Segment income is summarized in the following table: 
       
  Three Months Ended March 31, 
(In millions) 2011  2010 
E&P      
       
    United States $30  $109 
    International  638   393 
            E&P segment  668   502 
OSM  32   (17)
IG  60   44 
RM&T  527   (237)
            Segment income  1,287   292 
     Corporate and other unallocated items  (90)  (10)
     Foreign currency remeasurement of taxes  (14)  33 
     Loss on extinguishment of debt  (176)  - 
     Gain on disposition  -   449 
     Long-lived asset impairment  -   (262)
     Deferred income taxes - tax legislation changes  -   (45)
     Spin-off related costs  (11)  - 
Net income $996  $457 
United States E&P income decreased $79 million in the first quarter of 2011 compared to the same period of 2010.  Increased realizations and sales volumes were offset by higher DD&A and exploration expense in the first quarter of 2011.  In addition, the first quarter of 2010 benefited from a $51 million derivative gain.  The commodity derivative contracts expired in December 2010.
International E&P income increased $245 million in the first quarter of 2011 compared to the same period of 2010.  This increase in income is primarily related to a 33 percent increase in liquid hydrocarbon realizations.  Partially offsetting the impact of realizations was higher DD&A and exploration expenses, including the dry well costs previously discussed.
OSM segment reported income of $32 million in the first quarter of 2011 compared to a loss of $17 million in the first quarter of 2010.  The segment income increase in the first quarter of 2011 is primarily a result of the previously discussed higher realizations and increased volumes.  The first quarter of 2010 included costs of $30 million related to a turnaround that began in March 2010 and a net loss on derivatives of $10 million.  The derivative contracts expired in December 2010.
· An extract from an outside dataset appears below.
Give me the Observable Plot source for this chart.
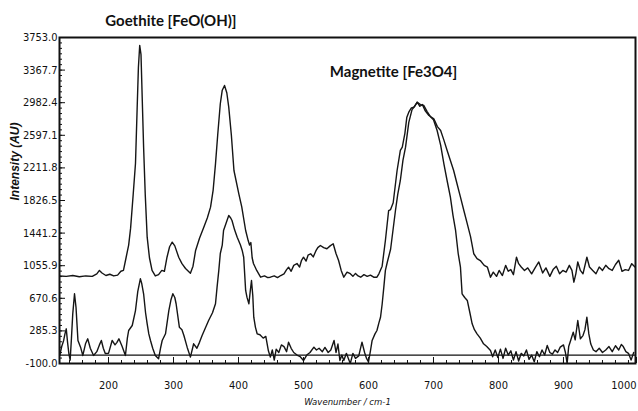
<!DOCTYPE html>
<html><head><meta charset="utf-8">
<script src="https://cdn.jsdelivr.net/npm/d3@7"></script>
<script src="https://cdn.jsdelivr.net/npm/@observablehq/plot@0.6"></script>
<style>
body{margin:0;background:#fff;}
</style></head><body><div id="chart"></div>
<script>
// Goethite [FeO(OH)] spectrum (upper trace)
const goethiteX = [125,135,145,155,165,175,182,186,190,196,202,208,214,219,223,227,231,234,238,241.5,244,246,248,250,252,254,256.5,259.5,263,267,272,277,282,286,290,294,298,302,308,313,318.5,326,330,334,340,346.6,352,357,361,364.6,368,372,375,378.5,382,385,389,393,400.5,405,411,415,417,419,421,423,428,434,440,445,449,455,460,465,470,474,477,481,485,490,494,497,500,504,507,511,515,519,522,526,531,536,541,545.7,550,554,558,562,567,572,576,580,584,588,593,598,603,608,613,616,621,626,631,634,638,644,649,652,656,659,662,666,670,675,679,683,687,693,700.5,706,711,716,721,726,731,736,741.5,747,752,757,762,767,772,778,783,787.7,792,797,801,806,811,815,819,823,827.7,831,835,840,845,851,857,862,868,873,879,884,889,894,899,904,909,913,916,919,922,926,930,936,940,945,950,955,960,965,970,975,980,985,990,995,1000,1005,1010];
const goethiteY = [935,930,940,925,935,930,960,1000,970,940,955,935,945,990,1000,1150,1300,1500,1900,2264,2900,3400,3659,3550,3000,2457,1900,1393,1150,1000,935,950,1000,990,1156,1280,1334,1290,1156,1080,1023,967,1050,1236,1380,1511,1620,1748,1950,2260,2600,2970,3130,3186,3100,2930,2600,2181,1906,1750,1472,1350,1300,1330,1150,1082,1000,920,935,915,920,935,915,940,960,1010,1038,990,1060,1082,1040,1120,1156,1110,1180,1197,1160,1230,1270,1295,1270,1256,1290,1315,1200,1117,1000,920,980,961,930,965,935,920,950,930,945,920,920,960,1050,1354,1708,1720,1800,2181,2418,2457,2620,2811,2870,2920,2930,2988,2940,2960,2890,2831,2793,2700,2654,2540,2418,2300,2181,2030,1866,1700,1551,1400,1197,1140,1117,1060,1038,920,980,930,1000,940,1060,990,1010,950,1156,1080,1040,1000,1030,960,1040,1100,970,1030,930,1010,1050,960,1000,980,1060,1000,861,960,1100,1000,960,1156,1040,1000,960,1040,1000,1060,1020,1000,1070,1120,990,1010,1000,1080,1040];

// Magnetite [Fe3O4] spectrum (lower trace)
const magnetiteX = [125,128,131,133,135,137,139,141,143,145,147.7,150,153,157,160.5,164.6,168,172,177,182,186,189,192,195,200,205.6,210,213,216,221,226,229,231,236.5,241.5,245,249,251,254,257,259.5,262,264.6,268,272,277,280,282.6,287.7,292.8,296,299,302,304,309,313,316,321,326,331,336,340,344,349,354,360,364.6,367,369.7,372,375,377,381,385,388,390,394,398,403,405.7,408,411,413,416,418,420,422,423.5,426,428.7,433,438,442,446,449,452,455,458,462,466,470,474,477,481,485,490,495,500,505,510,516,520,524,529,533,538,542,547,550,553,556,559,562,566,569,572,576,580,585,590,594,597,600,603,605.6,610,613,616,618.5,621,623.6,626,629,634,641.5,645,649,653,657,662,667,671,675,680,685,690,695,700,705.6,711,716,721,726,730,734,738,741.5,744,748,752,756,759.5,763,767,772,777,782,787.7,791,795,799,803,807,811,815,819,823,827,831,835,839,843,847,851,855,859,863,867,871,875,879,883,887,891,895,900,903,905.6,908,911,915,918,922,926,930,933,936,939,942,946,950,955,960,965,970,975,980,985,989,992,996,1000,1004,1008];
const magnetiteY = [-5,100,172,250,310,150,18,-60,200,487,724,565,172,93,-5,133,192,80,-5,40,120,172,80,18,20,172,120,150,192,100,-5,200,290,349,526,750,901,850,724,500,369,250,172,80,-5,-44,80,172,251,526,650,724,680,606,329,300,231,93,-25,133,80,150,231,320,408,500,606,800,1000,1200,1300,1472,1560,1649,1620,1590,1480,1393,1300,1236,1156,763,684,606,750,881,700,447,330,251,240,200,220,50,-25,60,-60,70,30,120,100,40,152,80,30,0,-20,-65,0,30,93,60,80,40,90,30,60,172,30,130,-65,0,-65,20,-40,-100,20,-40,-10,152,30,-40,-80,50,172,250,290,380,447,600,802,1000,1100,1250,1708,1900,2063,2300,2457,2750,2900,2940,2988,2960,2950,2880,2820,2780,2654,2480,2260,2060,1866,1650,1472,1200,1038,724,680,645,500,369,300,251,200,133,100,54,-20,60,-30,70,-40,80,0,50,-60,40,-70,20,-10,60,-50,0,-80,40,-20,60,0,113,30,10,60,30,93,120,30,-100,100,172,270,180,408,192,230,300,447,250,130,60,40,80,30,60,100,40,110,60,125,100,40,20,-60,30];

// Axis ticks and labels
const yTicks = [-100.0, 285.3, 670.6, 1055.9, 1441.2, 1826.5, 2211.8, 2597.1, 2982.4, 3367.7, 3753.0];
const yMinorTicks = d3.range(0, 61).map(i => -100 + i * 385.3 / 6);
const xTicks = [200, 300, 400, 500, 600, 700, 800, 900];
const xLastTick = [1000];
const xMinorTicks = d3.range(140, 1010, 20);
const xDomain = [124.6, 1010.8];
const yDomain = [-100, 3753];

// Annotations
const titles = ["Goethite [FeO(OH)]", "Magnetite [Fe3O4]"];
const titleX = [296, 638.5];
const titleY = [3942, 3346];
const yLabel = "Intensity (AU)";
const xLabel = "Wavenumber / cm-1";

const goethite = goethiteX.map((x, i) => ({x, y: goethiteY[i]}));
const magnetite = magnetiteX.map((x, i) => ({x, y: magnetiteY[i]}));
const titleData = titles.map((t, i) => ({t, x: titleX[i], y: titleY[i]}));

const narrow = "'Liberation Sans Narrow', 'DejaVu Sans Condensed', 'Liberation Sans', sans-serif";

const chart = Plot.plot({
  width: 638,
  height: 411,
  marginLeft: 59,
  marginRight: 3,
  marginTop: 37,
  marginBottom: 48,
  style: {fontFamily: narrow, fontSize: "11px", background: "#fff", color: "#111"},
  x: {domain: xDomain},
  y: {domain: yDomain},
  marks: [
    Plot.ruleY([0], {stroke: "#111", strokeWidth: 1.2}),
    Plot.line(goethite, {x: "x", y: "y", stroke: "#151515", strokeWidth: 1.4, clip: true}),
    Plot.line(magnetite, {x: "x", y: "y", stroke: "#151515", strokeWidth: 1.4, clip: true}),
    Plot.axisY({ticks: yMinorTicks, tickSize: -3, tickFormat: () => "", label: null}),
    Plot.axisY({ticks: yTicks, tickSize: -6, tickPadding: 8, tickFormat: d => d.toFixed(1), label: null}),
    Plot.axisX({ticks: xMinorTicks, tickSize: -3, tickFormat: () => "", label: null}),
    Plot.axisX({ticks: xTicks, tickSize: -6, tickPadding: 24, tickFormat: d => String(d), label: null}),
    Plot.axisX({ticks: xLastTick, tickSize: -6, tickPadding: 24, tickFormat: d => String(d), textAnchor: "end", dx: 8, label: null}),
    Plot.frame({stroke: "#111", strokeWidth: 2}),
    Plot.text(titleData, {x: "x", y: "y", text: "t", fontFamily: "Lato, 'Open Sans', sans-serif", fontWeight: "bold", fontSize: 15, fill: "#111"}),
    Plot.text([yLabel], {frameAnchor: "left", rotate: -90, dx: -44, fontStyle: "italic", fontWeight: "bold", fontSize: 12, fontFamily: "'Liberation Sans', sans-serif"}),
    Plot.text([xLabel], {frameAnchor: "bottom", dy: 41, fontStyle: "italic", fontSize: 9.5, fontFamily: narrow})
  ]
});
document.getElementById("chart").appendChild(chart);
</script>
</body></html>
IG segment income increased $16 million in the first quarter of 2011 compared to the same period of 2010, primarily as a result of higher realizations and LNG sales volumes.  LNG sales volumes in the first quarter of 2010 were impacted by the planned turnaround at our production facilities in Equatorial Guinea.
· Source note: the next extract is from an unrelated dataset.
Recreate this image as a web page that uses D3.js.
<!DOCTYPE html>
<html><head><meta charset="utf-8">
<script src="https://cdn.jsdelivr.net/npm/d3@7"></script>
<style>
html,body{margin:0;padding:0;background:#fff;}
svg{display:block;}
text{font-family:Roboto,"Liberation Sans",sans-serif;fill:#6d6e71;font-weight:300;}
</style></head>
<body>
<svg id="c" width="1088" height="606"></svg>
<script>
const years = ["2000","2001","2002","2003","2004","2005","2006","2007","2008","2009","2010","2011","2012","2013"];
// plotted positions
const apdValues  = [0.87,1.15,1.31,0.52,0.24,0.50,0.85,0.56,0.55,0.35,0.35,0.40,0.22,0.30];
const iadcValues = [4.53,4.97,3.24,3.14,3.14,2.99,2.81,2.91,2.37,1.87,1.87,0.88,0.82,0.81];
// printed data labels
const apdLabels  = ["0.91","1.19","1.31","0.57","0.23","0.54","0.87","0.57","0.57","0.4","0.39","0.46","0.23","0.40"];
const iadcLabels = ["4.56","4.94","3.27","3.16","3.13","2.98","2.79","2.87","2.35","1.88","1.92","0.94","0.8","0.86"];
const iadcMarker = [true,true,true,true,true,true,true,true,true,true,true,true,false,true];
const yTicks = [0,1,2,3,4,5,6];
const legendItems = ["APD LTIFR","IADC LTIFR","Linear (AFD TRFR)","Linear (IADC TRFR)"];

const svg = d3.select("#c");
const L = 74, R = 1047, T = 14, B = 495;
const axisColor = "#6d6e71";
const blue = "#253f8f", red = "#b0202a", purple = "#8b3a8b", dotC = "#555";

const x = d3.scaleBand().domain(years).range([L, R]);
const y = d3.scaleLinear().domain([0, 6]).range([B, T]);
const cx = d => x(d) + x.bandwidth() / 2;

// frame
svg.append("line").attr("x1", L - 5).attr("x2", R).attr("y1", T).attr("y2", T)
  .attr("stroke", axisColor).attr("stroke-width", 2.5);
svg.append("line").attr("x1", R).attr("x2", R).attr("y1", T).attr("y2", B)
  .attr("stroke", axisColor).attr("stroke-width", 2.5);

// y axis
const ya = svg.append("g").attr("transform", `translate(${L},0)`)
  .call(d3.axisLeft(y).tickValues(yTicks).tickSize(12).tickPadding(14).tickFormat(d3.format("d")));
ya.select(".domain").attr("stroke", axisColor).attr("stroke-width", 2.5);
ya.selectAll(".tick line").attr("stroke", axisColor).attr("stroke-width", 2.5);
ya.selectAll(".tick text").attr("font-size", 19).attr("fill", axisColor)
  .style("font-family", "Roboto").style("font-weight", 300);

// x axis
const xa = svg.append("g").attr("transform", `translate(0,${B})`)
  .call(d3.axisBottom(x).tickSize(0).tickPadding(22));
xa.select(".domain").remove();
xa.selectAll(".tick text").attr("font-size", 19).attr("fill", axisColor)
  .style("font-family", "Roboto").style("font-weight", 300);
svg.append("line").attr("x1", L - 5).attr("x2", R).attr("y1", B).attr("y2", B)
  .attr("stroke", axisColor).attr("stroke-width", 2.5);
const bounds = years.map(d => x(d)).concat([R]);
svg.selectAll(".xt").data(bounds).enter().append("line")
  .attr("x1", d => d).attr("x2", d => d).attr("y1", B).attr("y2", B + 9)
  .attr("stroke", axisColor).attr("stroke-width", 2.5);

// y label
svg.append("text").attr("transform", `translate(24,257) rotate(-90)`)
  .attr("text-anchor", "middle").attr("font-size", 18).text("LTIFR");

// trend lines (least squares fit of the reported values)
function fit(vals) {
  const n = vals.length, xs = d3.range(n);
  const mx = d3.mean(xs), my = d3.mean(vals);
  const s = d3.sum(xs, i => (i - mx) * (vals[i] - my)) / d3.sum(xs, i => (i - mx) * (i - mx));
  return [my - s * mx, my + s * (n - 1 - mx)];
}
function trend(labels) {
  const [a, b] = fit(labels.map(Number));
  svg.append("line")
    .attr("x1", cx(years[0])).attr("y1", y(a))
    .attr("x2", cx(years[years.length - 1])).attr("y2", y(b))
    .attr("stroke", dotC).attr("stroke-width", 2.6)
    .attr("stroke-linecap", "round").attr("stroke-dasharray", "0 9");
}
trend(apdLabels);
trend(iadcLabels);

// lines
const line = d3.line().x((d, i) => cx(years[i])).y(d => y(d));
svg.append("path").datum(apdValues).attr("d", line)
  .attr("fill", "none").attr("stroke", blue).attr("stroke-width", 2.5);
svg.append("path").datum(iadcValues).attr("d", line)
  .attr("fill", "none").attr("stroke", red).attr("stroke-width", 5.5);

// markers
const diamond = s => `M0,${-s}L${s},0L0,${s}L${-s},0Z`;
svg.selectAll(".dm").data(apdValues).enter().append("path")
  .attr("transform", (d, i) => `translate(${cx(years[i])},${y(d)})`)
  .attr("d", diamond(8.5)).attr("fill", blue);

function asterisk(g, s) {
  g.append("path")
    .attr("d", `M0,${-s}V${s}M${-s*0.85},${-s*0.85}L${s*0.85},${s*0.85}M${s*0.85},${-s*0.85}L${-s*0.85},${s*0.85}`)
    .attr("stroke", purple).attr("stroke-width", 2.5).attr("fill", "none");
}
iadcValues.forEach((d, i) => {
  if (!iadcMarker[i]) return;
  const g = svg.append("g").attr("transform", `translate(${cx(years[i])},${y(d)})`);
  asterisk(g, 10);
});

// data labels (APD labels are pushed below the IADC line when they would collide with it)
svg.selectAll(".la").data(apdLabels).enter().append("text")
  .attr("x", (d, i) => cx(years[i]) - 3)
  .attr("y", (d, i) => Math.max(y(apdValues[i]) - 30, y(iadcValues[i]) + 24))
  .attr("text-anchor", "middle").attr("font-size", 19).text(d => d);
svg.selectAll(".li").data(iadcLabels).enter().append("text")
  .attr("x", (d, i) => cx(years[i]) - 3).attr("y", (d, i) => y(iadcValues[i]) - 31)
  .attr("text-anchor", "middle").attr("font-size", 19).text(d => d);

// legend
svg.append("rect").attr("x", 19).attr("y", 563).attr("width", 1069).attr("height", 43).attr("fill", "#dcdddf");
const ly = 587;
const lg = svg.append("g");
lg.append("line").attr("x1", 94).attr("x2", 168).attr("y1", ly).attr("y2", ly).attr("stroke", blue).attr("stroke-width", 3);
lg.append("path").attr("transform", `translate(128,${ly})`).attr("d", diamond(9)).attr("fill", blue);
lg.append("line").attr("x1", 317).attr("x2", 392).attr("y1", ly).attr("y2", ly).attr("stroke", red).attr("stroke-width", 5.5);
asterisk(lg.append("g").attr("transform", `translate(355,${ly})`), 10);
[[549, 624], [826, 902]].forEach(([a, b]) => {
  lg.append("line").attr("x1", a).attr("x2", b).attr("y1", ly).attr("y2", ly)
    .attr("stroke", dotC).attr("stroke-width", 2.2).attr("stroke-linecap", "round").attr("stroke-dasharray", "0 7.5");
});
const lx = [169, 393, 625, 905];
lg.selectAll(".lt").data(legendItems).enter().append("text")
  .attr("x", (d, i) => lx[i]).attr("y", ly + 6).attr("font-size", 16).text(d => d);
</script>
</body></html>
RM&T segment income increased $764 million in the first quarter of 2011 compared to the same period of 2010.  The income increase was primarily a result of a higher refining and wholesale marketing gross margin, which was a positive 16.24 cents per gallon in the first quarter of 2011 compared to a negative 5.69 cents per gallon in the comparable period of 2010.  Several factors contributed to the higher first quarter 2011 refining and wholesale marketing gross margin, including a wider sweet/sour differential, favorable crude acquisition costs resulting from wider than normal differentials between WTI and other light, sweet crudes such as LLS and Dated Brent, an increase in sour crude processed and lower planned turnaround and major maintenance costs of approximately $150 million, pretax.
Our refining and wholesale marketing gross margin also included pretax derivative losses of $58 million in the first quarter of 2011 compared to losses of $23 million in the first quarter of 2010.

Cash Flows and Liquidity
Cash Flows
Net cash provided by operating activities totaled $2,592 million in the first three months of 2011, compared to $849 million in the first three months of 2010 reflecting primarily the impact of higher liquid hydrocarbon and refined product prices on operating income.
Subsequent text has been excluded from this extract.